Who Gets the House?

How the death of a homeowner impacts the home.

There has been a lot of buzz about North Texas real estate. While an increase in demand coupled with a limited supply of homes has caused a significant market impact, the hot topic in our office is how the death of a homeowner impacts its ownership.

Most people believe a home owned jointly by a couple passes automatically to the survivor when one spouse dies, like a joint bank account would.

This is generally not the case. When one spouse dies, the survivor only owns half of the house.

Most jointly owned homes require legal action after an owner dies, even when the owners are a married couple. Often, the family does not learn of the necessity for action until it’s too late to take advantage of the best options.

What should be — and can be — done after a co-owner of real estate dies? In Texas, there are four options:

1. Probate the decedent’s will.

This option is only available if the owner who passed away has a valid will. There are two main types of probate proceedings: Full administration, wherein an executor is appointed; and probating the will as a muniment of title. Muniment of title proceedings is only available if specific conditions are met and if there is no need for an executor to be appointed.

Benefits: (a) provides clear legal transfer of property; (b) ensures the decedent’s wishes are carried out; (c) can handle all types of assets.

Drawbacks: (a) can be expensive; (b) must be done within four years of the date of death to have an executor appointed; (c) requires a court hearing; (d) can take several months.

2. Heirship proceedings.

This process applies to decedents who die without leaving a valid will. 
An administrator (much like an executor) is appointed to handle the estate’s affairs.

Benefits: (a) provides clear legal transfer of property; (b) can handle all types of assets.

Drawbacks: (a) more expensive than probate; (b) must be done within four years of the date of death to have an administrator appointed; (c) requires a court hearing and witness testimony; (d) can take several months; (e) does not consider the wishes of the decedent — the state decides how the property is divided.

3. Small estate affidavit.

This option may be for decedents who die without leaving a valid will if the estate’s total value is less than $75,000, not including the value of the homestead.
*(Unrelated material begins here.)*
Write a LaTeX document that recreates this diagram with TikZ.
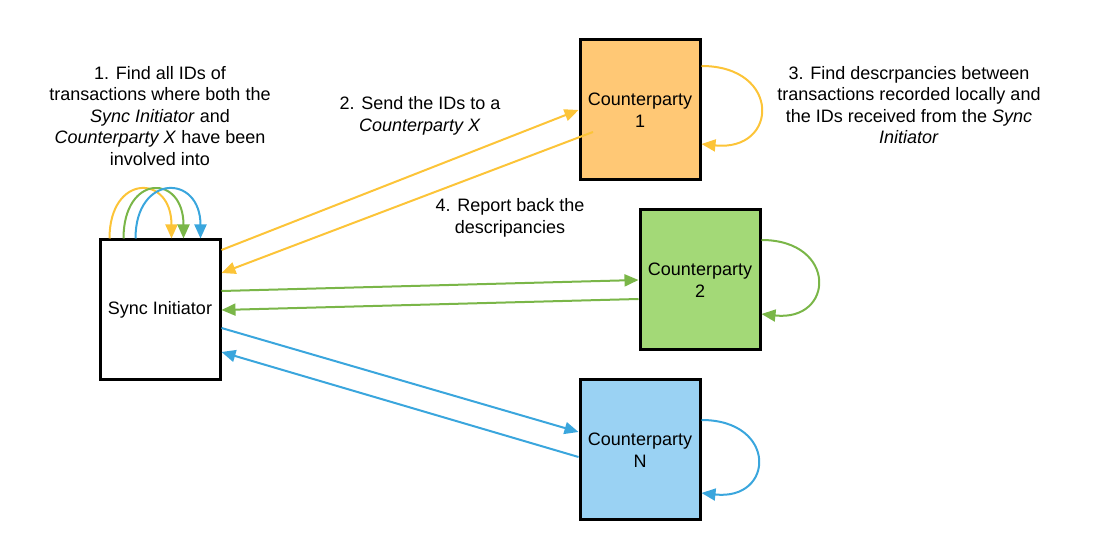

The estate must have more assets than debts.

Benefits: (a) cheaper than heirship proceedings; (b) effective for homestead going entirely to surviving spouse; (c) can also handle the specific personal property.

Drawbacks: (a) ineffective for real estate other than the homestead; (b) effective for a homestead in only limited circumstances; (c) requires sworn statements from witnesses; (d) requires a judge to approve; (e) can take several months; (f) does not consider the wishes of the decedent.

4. Affidavit of heirship.

This option may be available for those who die with or without a valid will. It does not transfer title to the property. Instead, it serves as evidence of ownership.

Benefits: (a) generally cheaper than probate; (b) does not require action in court; (c) could be handled quickly.

Drawbacks: (a) must be recorded in the deed records for five years before it is effective; (b) does not legally transfer ownership; (c) is not universally accepted; (d) only applies to real estate and not the other types of property; (e) does not take into account the wishes of the decedent.

While these options address joint ownership of real estate after a spouse dies, there are ways to proactively ensure your house goes to your spouse upon your passing. One way is to create a trust to own the home. This strategy is well-known and has been used for generations.

Something New

A new option is to use a Transfer-on-Death Deed, a specific type of deed allowing you to name primary beneficiaries and even secondary beneficiaries.

For example, you and your spouse can designate your share of the house to go to each other upon the first person’s passing. It can then pass to your children after both of you have passed.

This option allows the house to pass entirely outside of probate for both spouses and can save your family thousands of dollars, enabling you to leave your home to your loved ones without court involvement.

I encourage you to discuss all your options with an estate planning attorney.